Population (1 January 2021)
- • Total: 9,413
- • Density: 1,210/km^{2} (3,100/sq mi)
- Time zone: UTC+01:00
- Postal code: 27880
- MCN: 27902
- Website: Official website

= Burela =

Municipality in Galicia, Spain

Burela is a municipality in the Galician province of Lugo. It is in the comarca of A Mariña Central. Burela is a coastal town on the shores of the Cantabrian Sea. An extension area of 8.2 square kilometers was created in 1994, following the segregation of the municipality of Cervo. Its fishing port is one of the most important of the Galician coast and has a large fleet of ships. Its economy is based mainly on fishing, in particular, albacore ("bonito del norte") and hake are delivered daily to the rest of Spain. As a result, a canning industry has developed.

Due to the high demand for personnel to work at sea, Burela is a multicultural town which has many residents from Cape Verde and has recently had an influx of immigrants from Peru, Indonesia, and other places. The population grew considerably in the latter part of the twentieth century.

==History==
The history of Burela dates to pre-Roman times. The oldest evidence of people found in the area was a fort at the end of the cape. The inhabitants of these forts left one of the emblems of the city, a torque, a piece of Iron Age culture, which is currently in the Provincial Museum of Lugo and is also part of the coat of arms of Burela.

The first written reference to Burela is in a document dated back to 1096, where it is referred to as Burellum. The origin of the name Burela is still unknown.
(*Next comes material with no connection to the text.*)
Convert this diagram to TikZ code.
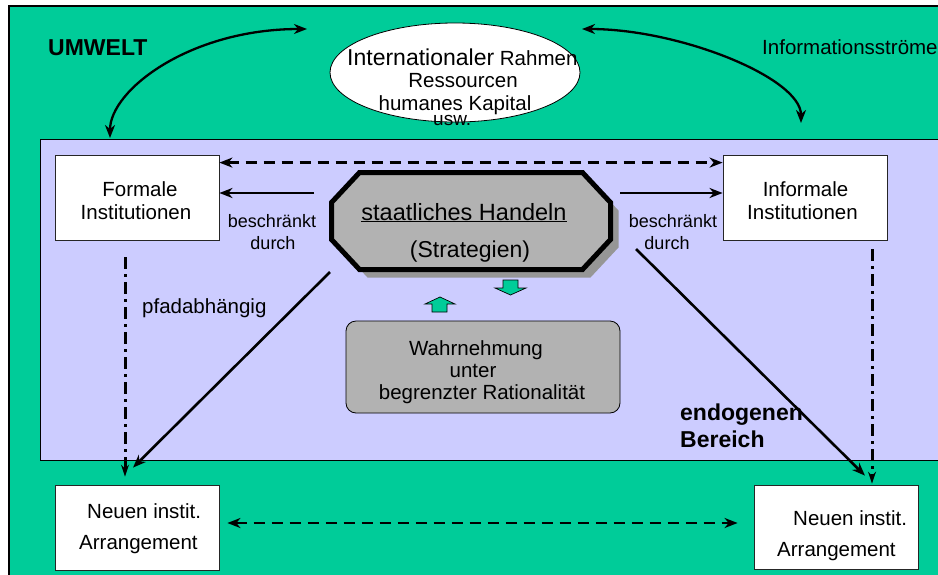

Burela got independence from Cervo in 1994.

Near these Iron Age remains is a "vilaris" and a Roman villa. This small settlement gave rise to a rural population that became a parish under the protection of Mary and belongs to the Diocese of Saint Martin of Mondoñedo.

Burela was under the jurisdiction of the church until Felipe II, in 1593, incorporated the jurisdiction of the Royal Crown preserve of the round of St. Mary of Burela and granted a charter in favor of the Bishop of Mondoñedo.

With the Constitution of the Courts of Cadiz (1812) the old jurisdictions and lordships finished and new councils arrived. A list of new councils in 1835 are published in 1835 and the municipalities of San Cibrao and Nois appeared, the latter belonging to the parish of Burela.

==Demography==
Burela currently has more than 9,000 inhabitants. The population has an average age of 36 years which constitutes the younger half of the province. The population of the town had a large increase in the late 1970s and 80s with the arrival of families from other areas of the peninsula, especially Asturias and Castile and León, due to the settlement of the public company Alúmina Alumino in San Cibrao (now privatized as Alcoa). From this time on, the Cape Verde population began to grow into a community of greater significance.